Gilliam’s time spent in the playbook is warranted. O’Brien has said that next to quarterback, tight end is the toughest position to learn in the pro-style offense he brought over from the New England Patriots, where he was the offensive coordinator last season.
In that offense, tight ends have a vital role. Last season, Patriots tight ends Rob Gronkowski and Aaron Hernandez combined for 169 catches for 2,237 yards. Tom Brady completed 24 touchdown passes to the duo, including 17 to Gronkowski, as New England advanced to the Super Bowl.
“Obviously, the last two years in New England taught me a lot about the use of a tight end, multiple tight ends.” O’Brien said in the spring. “What people don't understand in New England, a lot of times we used three tight ends. In 2010, we had Aaron, Rob and Alge Crumpler. The more you have, the more difficult it is on a defense.”
Gilliam said that “the more the merrier” philosophy has transferred to the tight ends.

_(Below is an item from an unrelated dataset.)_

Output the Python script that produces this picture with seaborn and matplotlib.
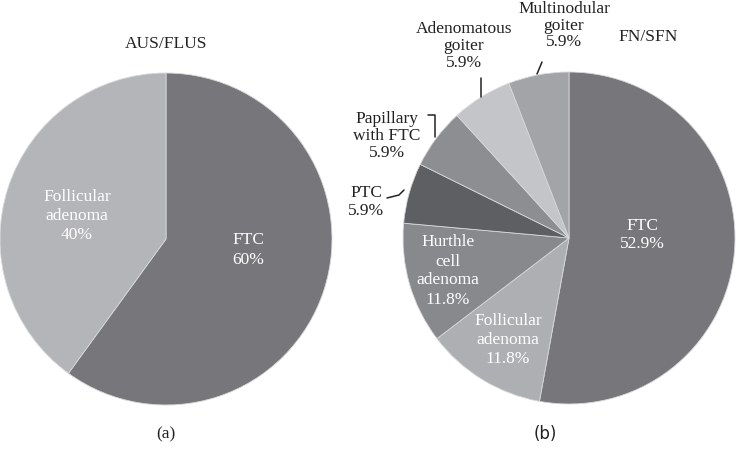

“Tight ends are a huge part of the offense,” the 6-foot-6, 262-pound junior said. “At any given point, there’s one, to two, to three or maybe even four of us in the game at one time. Obviously, we have a big role. You’ve seen how the Patriots ran their offense, with three tight-end sets. We’re doing the same type of stuff here.”

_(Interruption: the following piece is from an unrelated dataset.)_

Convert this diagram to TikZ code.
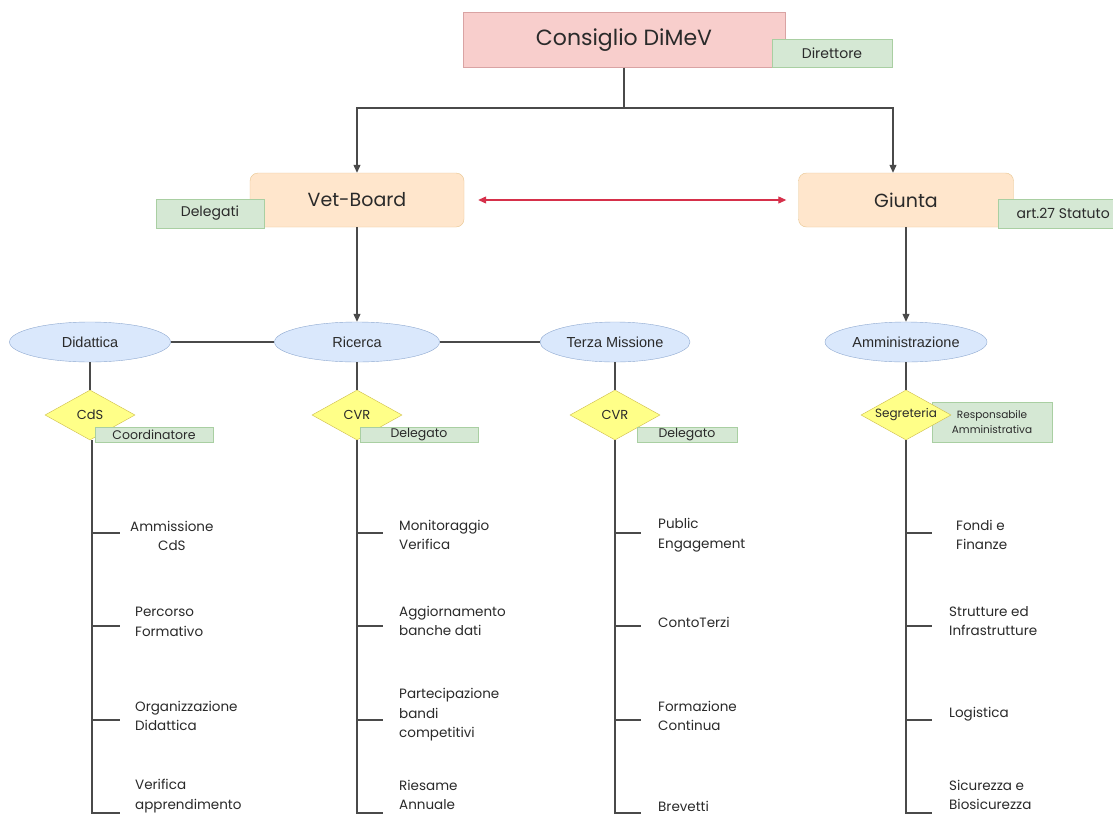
\documentclass[tikz,border=0pt]{standalone}
\usepackage{fontspec}
\setmainfont{Poppins}
\newfontfamily\arialfont{Liberation Sans}
\usetikzlibrary{shapes.geometric,arrows.meta}

\definecolor{pinkfill}{HTML}{F8CECC}
\definecolor{pinkline}{HTML}{D9A3A3}
\definecolor{greenfill}{HTML}{D5E8D4}
\definecolor{greenline}{HTML}{A9CFA2}
\definecolor{orangefill}{HTML}{FFE6CC}
\definecolor{orangeline}{HTML}{E8C690}
\definecolor{bluefill}{HTML}{DAE8FC}
\definecolor{blueline}{HTML}{8EA8D0}
\definecolor{yellowfill}{HTML}{FFFF88}
\definecolor{yellowline}{HTML}{CDBB4A}
\definecolor{linkred}{HTML}{D6304A}
\definecolor{linegray}{HTML}{4A4A4A}
\definecolor{textdark}{HTML}{2A2A2A}

\tikzset{
  organ/.style={draw=orangeline,fill=orangefill,rounded corners=8pt,minimum width=214pt,minimum height=54pt,text=textdark,font=\fontsize{19}{22}\selectfont},
  role/.style={draw=greenline,fill=greenfill,inner sep=0pt,text=textdark,font=\fontsize{12.5}{14}\selectfont},
  area/.style={ellipse,draw=blueline,fill=bluefill,minimum height=40pt,inner sep=0pt,text=textdark,font=\arialfont\fontsize{14.5}{16}\selectfont},
  office/.style={diamond,draw=yellowline,fill=yellowfill,minimum width=90pt,minimum height=50pt,inner sep=0pt,label={[text=textdark,font=\fontsize{13}{14}\selectfont]center:#1}},
  item/.style={anchor=west,align=left,inner sep=0pt,text=textdark,font=\fontsize{13.5}{19.5}\selectfont},
  link/.style={draw=linegray,line width=1.1pt},
  arrow/.style={link,-{Triangle[width=7pt,length=8pt]}}
}

\begin{document}
\begin{tikzpicture}[x=1pt,y=-1pt]
\useasboundingbox[fill=white] (0,0) rectangle (1113,814);
%top
\node[draw=pinkline,fill=pinkfill,minimum width=322pt,minimum height=55pt,text=textdark,font=\fontsize{22}{26}\selectfont] (consiglio) at (624,40) {Consiglio DiMeV};
\node[role,minimum width=120pt,minimum height=28pt,font=\fontsize{14}{16}\selectfont] (direttore) at (832,53) {Direttore};
%organs
\node[organ] (vetboard) at (357,200) {Vet-Board};
\node[role,minimum width=108pt,minimum height=29pt,font=\fontsize{14}{16}\selectfont] (delegati) at (210,213.5) {Delegati};
\node[organ,minimum width=215pt] (giunta) at (906,200) {Giunta};
\node[role,anchor=west,minimum width=130pt,minimum height=29pt,font=\fontsize{14}{16}\selectfont] (statuto) at (998,213.5) {art.27 Statuto};
\coordinate (split) at (624,108);
\draw[link] (consiglio) -- (split);
\draw[arrow] (split) -| (vetboard);
\draw[arrow] (split) -| ([xshift=-13]giunta.north);
\draw[linkred,line width=1.1pt,{Triangle[width=7pt,length=8pt]}-{Triangle[width=7pt,length=8pt]},shorten <=14pt,shorten >=12pt] (vetboard.east) -- (giunta.west);
%areas
\node[area,minimum width=161pt] (didattica) at (90,342) {Didattica};
\node[area,minimum width=165pt] (ricerca) at (357,342) {Ricerca};
\node[area,minimum width=150pt] (terza) at (615,342) {Terza Missione};
\node[area,minimum width=162pt] (amministrazione) at (906,342) {Amministrazione};
\draw[arrow] (vetboard) -- (ricerca);
\draw[arrow] (giunta) -- (amministrazione);
\draw[link] (didattica) -- (ricerca);
\draw[link] (ricerca) -- (terza);
%offices
\node[role,minimum width=120pt,minimum height=40pt,align=center,font=\fontsize{10.5}{15}\selectfont] (responsabile) at (992,422) {Responsabile\\Amministrativa};
\node[office=CdS] (cds) at (90,415) {};
\node[office=CVR] (cvrric) at (357,415) {};
\node[office=CVR] (cvrterza) at (615,415) {};
\node[office={\fontsize{12}{13}\selectfont Segreteria}] (segreteria) at (906,415) {};
\draw[link] (didattica) -- (cds);
\draw[link] (ricerca) -- (cvrric);
\draw[link] (terza) -- (cvrterza);
\draw[link] (amministrazione) -- (segreteria);
\node[role,minimum width=118pt,minimum height=15pt] (coordinatore) at (154,434.5) {Coordinatore};
\node[role,minimum width=118pt,minimum height=15pt] (delric) at (419,434.5) {Delegato};
\node[role,minimum width=100pt,minimum height=15pt] (delterza) at (687,434.5) {Delegato};
%trees
\coordinate (dend) at (92,814);
\coordinate (rend) at (357,814);
\coordinate (tend) at (615,814);
\coordinate (aend) at (906,814);
\draw[link] (cds.south -| dend) -- (dend);
\draw[link] (cvrric.south -| rend) -- (rend);
\draw[link] (cvrterza.south -| tend) -- (tend);
\draw[link] (segreteria.south -| aend) -- (aend);
\foreach \y in {533,626,720,813}{
  \draw[link] (92,\y) -- (120,\y);
  \draw[link] (357,\y) -- (383,\y);
  \draw[link] (615,\y) -- (641,\y);
  \draw[link] (906,\y) -- (932,\y);
}
\node[item,align=center] (ammissione) at (130,536) {Ammissione\\CdS};
\node[item] (percorso) at (135,622) {Percorso\\Formativo};
\node[item] (organizzazione) at (135,716) {Organizzazione\\Didattica};
\node[item] (verifica) at (135,796) {Verifica\\apprendimento};
\node[item] (monitoraggio) at (399,535) {Monitoraggio\\Verifica};
\node[item] (aggiornamento) at (399,621) {Aggiornamento\\banche dati};
\node[item] (partecipazione) at (399,715) {Partecipazione\\bandi\\competitivi};
\node[item] (riesame) at (399,795) {Riesame\\Annuale};
\node[item] (public) at (658,535) {Public\\Engagement};
\node[item] (contoterzi) at (658,622) {ContoTerzi};
\node[item] (formazione) at (658,716) {Formazione\\Continua};
\node[item] (brevetti) at (658,806) {Brevetti};
\node[item] (fondi) at (956,535) {Fondi e\\Finanze};
\node[item] (strutture) at (949,621) {Strutture ed\\Infrastrutture};
\node[item] (logistica) at (949,714) {Logistica};
\node[item] (sicurezza) at (949,795) {Sicurezza e\\Biosicurezza};
\end{tikzpicture}
\end{document}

In O’Brien’s offense, you have two distinct designations — a “Y” and an “F” tight end.
“The Y is usually the bigger tight end,” redshirt freshman Kyle Carter said. “We’ve got three guys that are like 6-7, 260. They are the Y’s. F’s are more like the receiving types. On different formations we switch so anybody could play both.”

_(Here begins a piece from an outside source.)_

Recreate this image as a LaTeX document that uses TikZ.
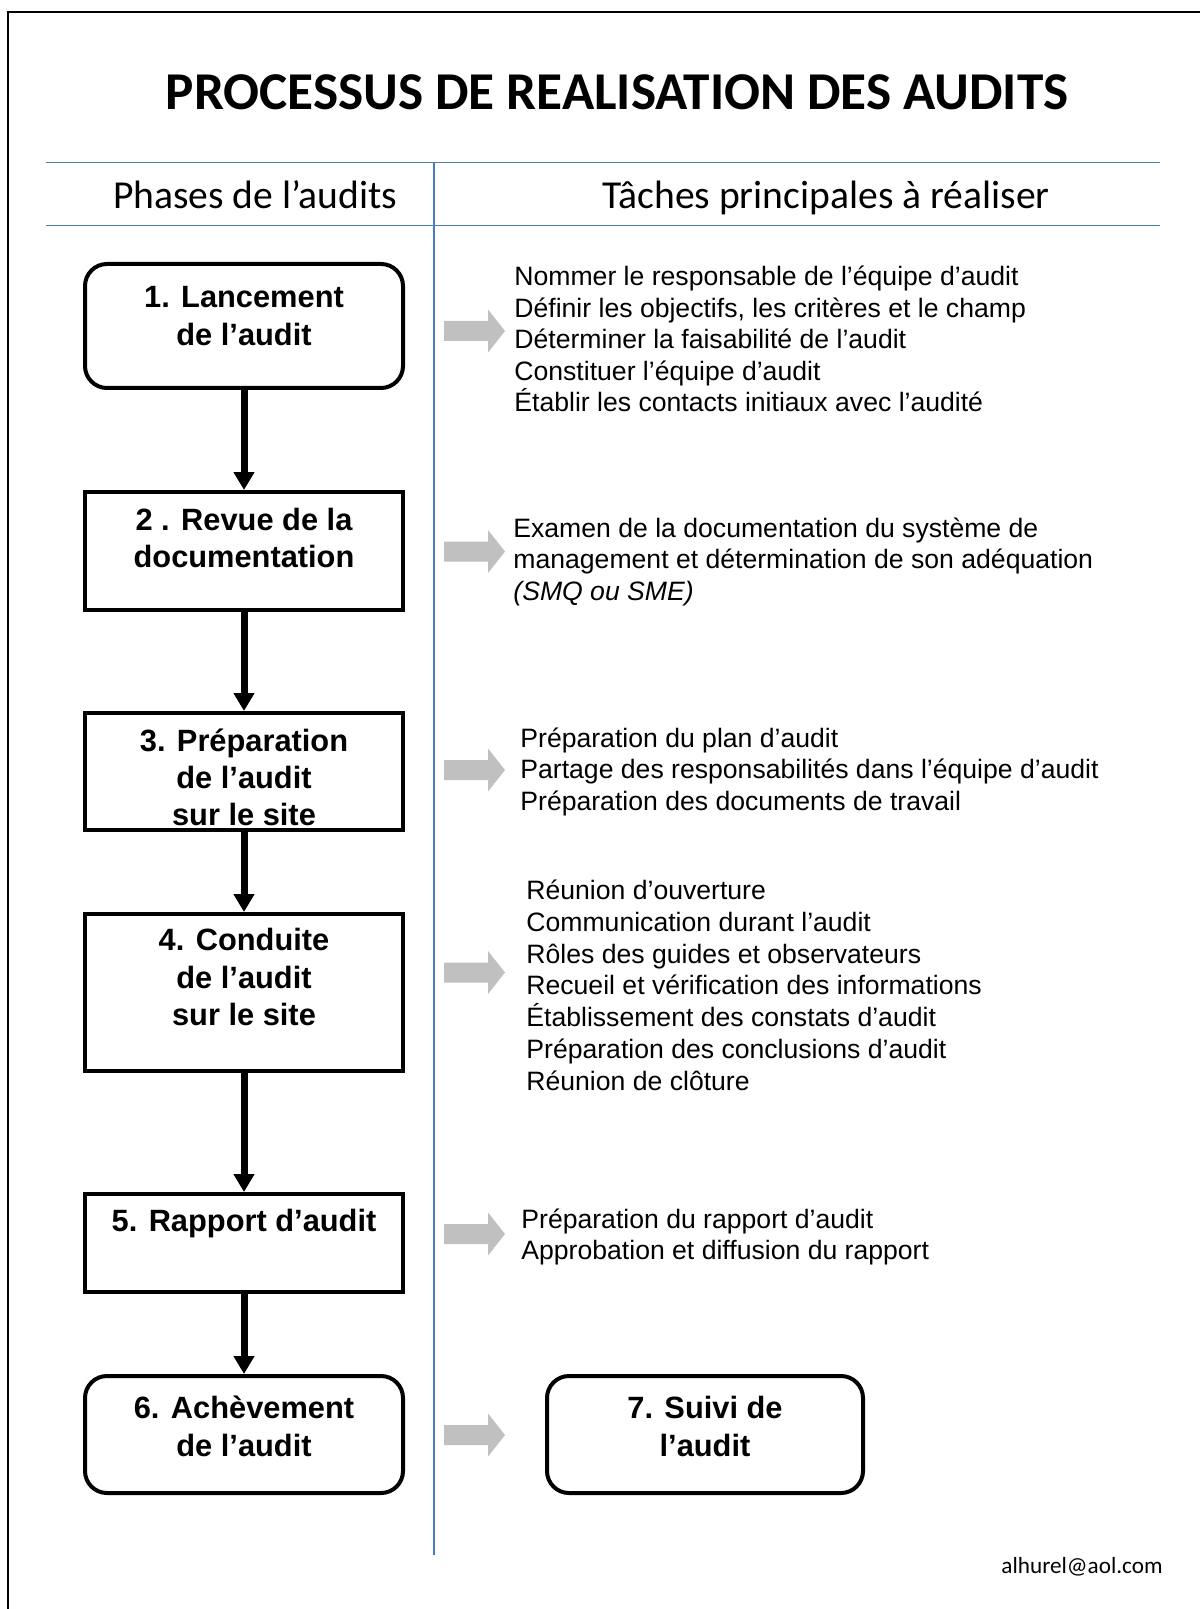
\documentclass[tikz,border=0pt]{standalone}
\usepackage{fontspec}
\setmainfont{Liberation Sans}
\newfontfamily\calfont{Carlito}
\usetikzlibrary{arrows.meta}
\definecolor{linblue}{RGB}{74,126,187}
\definecolor{arrowgray}{RGB}{192,192,192}
\begin{document}
\begin{tikzpicture}[x=0.5pt,y=-0.5pt,
  phasebox/.style={draw=black, line width=2pt, fill=white, inner sep=0pt, minimum width=159pt},
  rbox/.style={phasebox, rounded corners=11pt},
  btxt/.style={font=\fontsize{15.4pt}{18pt}\selectfont\bfseries, inner sep=0pt, anchor=base},
  ttxt/.style={font=\fontsize{13.3pt}{16pt}\selectfont, inner sep=0pt, anchor=base west},
  flow/.style={line width=3.5pt, -{Triangle[width=10pt,length=9pt]}},
  sepline/.style={draw=linblue, line width=0.8pt},
  garrow/.pic={\fill[arrowgray] (0,-10) -- (44,-10) -- (44,-21.5) -- (61,0) -- (44,21.5) -- (44,10) -- (0,10) -- cycle;}
]
\useasboundingbox (0,0) rectangle (1200,1609);
\fill[white] (0,0) rectangle (1200,1609);
% frame (left and top)
\draw[line width=1pt] (8,1609) -- (8,12) -- (1200,12);

% title
\node[font=\calfont\bfseries\fontsize{26.6pt}{30pt}\selectfont, anchor=base, inner sep=0pt] (title) at (617,110) {PROCESSUS DE REALISATION DES AUDITS};

% table lines
\coordinate (hl1a) at (46,162.5); \coordinate (hl1b) at (1160,162.5);
\coordinate (hl2a) at (46,225.5); \coordinate (hl2b) at (1160,225.5);
\coordinate (vla) at (434,162.5); \coordinate (vlb) at (434,1555);
\draw[sepline] (hl1a) -- (hl1b);
\draw[sepline] (hl2a) -- (hl2b);
\draw[sepline] (vla) -- (vlb);

% headers
\node[font=\calfont\fontsize{19.8pt}{24pt}\selectfont, anchor=base, inner sep=0pt] (h1) at (255,209) {Phases de l’audits};
\node[font=\calfont\fontsize{19.8pt}{24pt}\selectfont, anchor=base, inner sep=0pt] (h2) at (826,209) {Tâches principales à réaliser};

% phase boxes
\node[rbox, minimum height=62pt] (b1) at (244,326) {};
\node[phasebox, minimum height=59pt] (b2) at (244,551) {};
\node[phasebox, minimum height=58.5pt] (b3) at (244,771.5) {};
\node[phasebox, minimum height=78.5pt] (b4) at (244,992.5) {};
\node[phasebox, minimum height=49pt] (b5) at (244,1243) {};
\node[rbox, minimum height=58.5pt] (b6) at (244,1434.5) {};
\node[rbox, minimum width=158pt, minimum height=58.5pt] (b7) at (705,1434.5) {};

% box texts
\node[btxt] (b1a) at (244,308) {1. Lancement};
\node[btxt] (b1b) at (244,346) {de l’audit};
\node[btxt] (b2a) at (244,530) {2 . Revue de la};
\node[btxt] (b2b) at (244,567) {documentation};
\node[btxt] (b3a) at (244,751) {3. Préparation};
\node[btxt] (b3b) at (244,788) {de l’audit};
\node[btxt] (b3c) at (244,825) {sur le site};
\node[btxt] (b4a) at (244,950) {4. Conduite};
\node[btxt] (b4b) at (244,988) {de l’audit};
\node[btxt] (b4c) at (244,1025) {sur le site};
\node[btxt] (b5a) at (244,1231) {5. Rapport d’audit};
\node[btxt] (b6a) at (244,1418) {6. Achèvement};
\node[btxt] (b6b) at (244,1456) {de l’audit};
\node[btxt] (b7a) at (705,1418) {7. Suivi de};
\node[btxt] (b7b) at (705,1456) {l’audit};

% flow arrows
\draw[flow] (b1.south) -- (b2.north);
\draw[flow] (b2.south) -- (b3.north);
\draw[flow] (b3.south) -- (b4.north);
\draw[flow] (b4.south) -- (b5.north);
\draw[flow] (b5.south) -- (b6.north);

% gray arrows
\pic at (444,331) {garrow};
\pic at (444,551.5) {garrow};
\pic at (444,770) {garrow};
\pic at (444,972.5) {garrow};
\pic at (444,1234) {garrow};
\pic at (444,1435) {garrow};

% tasks
\node[ttxt] (t1a) at (514,285.7) {Nommer le responsable de l’équipe d’audit};
\node[ttxt] (t1b) at (514,317.2) {Définir les objectifs, les critères et le champ};
\node[ttxt] (t1c) at (514,348.7) {Déterminer la faisabilité de l’audit};
\node[ttxt] (t1d) at (514,380.2) {Constituer l’équipe d’audit};
\node[ttxt] (t1e) at (514,411.7) {Établir les contacts initiaux avec l’audité};

\node[ttxt] (t2a) at (513,537) {Examen de la documentation du système de};
\node[ttxt] (t2b) at (513,568.5) {management et détermination de son adéquation};
\node[ttxt] (t2c) at (513,600) {\itshape (SMQ ou SME)};

\node[ttxt] (t3a) at (520,747) {Préparation du plan d’audit};
\node[ttxt] (t3b) at (520,778.5) {Partage des responsabilités dans l’équipe d’audit};
\node[ttxt] (t3c) at (520,810) {Préparation des documents de travail};

\node[ttxt] (t4a) at (526,899.5) {Réunion d’ouverture};
\node[ttxt] (t4b) at (526,931.3) {Communication durant l’audit};
\node[ttxt] (t4c) at (526,963) {Rôles des guides et observateurs};
\node[ttxt] (t4d) at (526,994.8) {Recueil et vérification des informations};
\node[ttxt] (t4e) at (526,1026.6) {Établissement des constats d’audit};
\node[ttxt] (t4f) at (526,1058.4) {Préparation des conclusions d’audit};
\node[ttxt] (t4g) at (526,1090.2) {Réunion de clôture};

\node[ttxt] (t5a) at (521,1228) {Préparation du rapport d’audit};
\node[ttxt] (t5b) at (521,1259.5) {Approbation et diffusion du rapport};

% email
\node[font=\calfont\fontsize{11.6pt}{14pt}\selectfont, anchor=base east, inner sep=0pt] (mail) at (1163,1573) {alhurel@aol.com};
\end{tikzpicture}
\end{document}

The system promises much more action than any tight end has seen at Penn State for a long time. Tight ends caught just 15 of the 181 passes completed last season.
“Since spring ball, we have a lot more detailed routes, a lot more routes instead of sitting and blocking,” said Carter, a 6-foot-3, 247-pounder who is listed as the first string F tight end on the summer depth chart.
“We’re actually going out and making plays. During spring ball and during training camp, we’ve all been getting the ball a lot more.”
And getting their hands on the ball certainly makes things more interesting on Saturday afternoons for the Y’s and F’s, who will hope to confuse the defenses by lining up in multiple spots. True freshman Jesse James (6-7, 264) and senior Brian Irvin (6-3, 242) are among others who could also see action.
“Obviously, we have a chance to touch the ball a little bit more and get a chance to get into the end zone,” said Gilliam, the first string Y who has one career reception. “... It allows us to showcase our talents and our athleticism a little bit more than being in just one or two spots on the field. When you’ve got someone my size split out or back in the backfield to take a take a handoff or catch a fade, it shows that all of our players are dynamic and can do more than one thing.”
The tight ends didn’t come into fall camp, having spent the summer by just cramming with the playbook. Led by quarterback Matt McGloin, the tight ends put their knowledge to good use.
“All summer we’ve been working with Matt, doing extra stuff,” Carter said. “We know that to be the best you’ve got to work. We’re doing a lot of extra work on timing and all of the routes.”
And maybe that knowledge will lead to wins on Saturdays and a career on Sundays. Penn State has a history of putting tight ends — Ted Kwalick, Mickey Shuler, Kyle Brady, John Gilmore, Andrew Quarless among others — in the NFL.
“As a tight end and at a lot of positions, there’s no better place to be in than here with this offense and the coaching staff we have, especially if you want to go to the next level,” Gilliam said.
“This offense is an NFL offense, for real,” added Carter. “It’s getting everybody ready for that next level. It’s more detailed. If you see a certain coverage, you’ve got to change your route and that receiver and the quarterback has to know for it to work. It’s a lot more complicated.”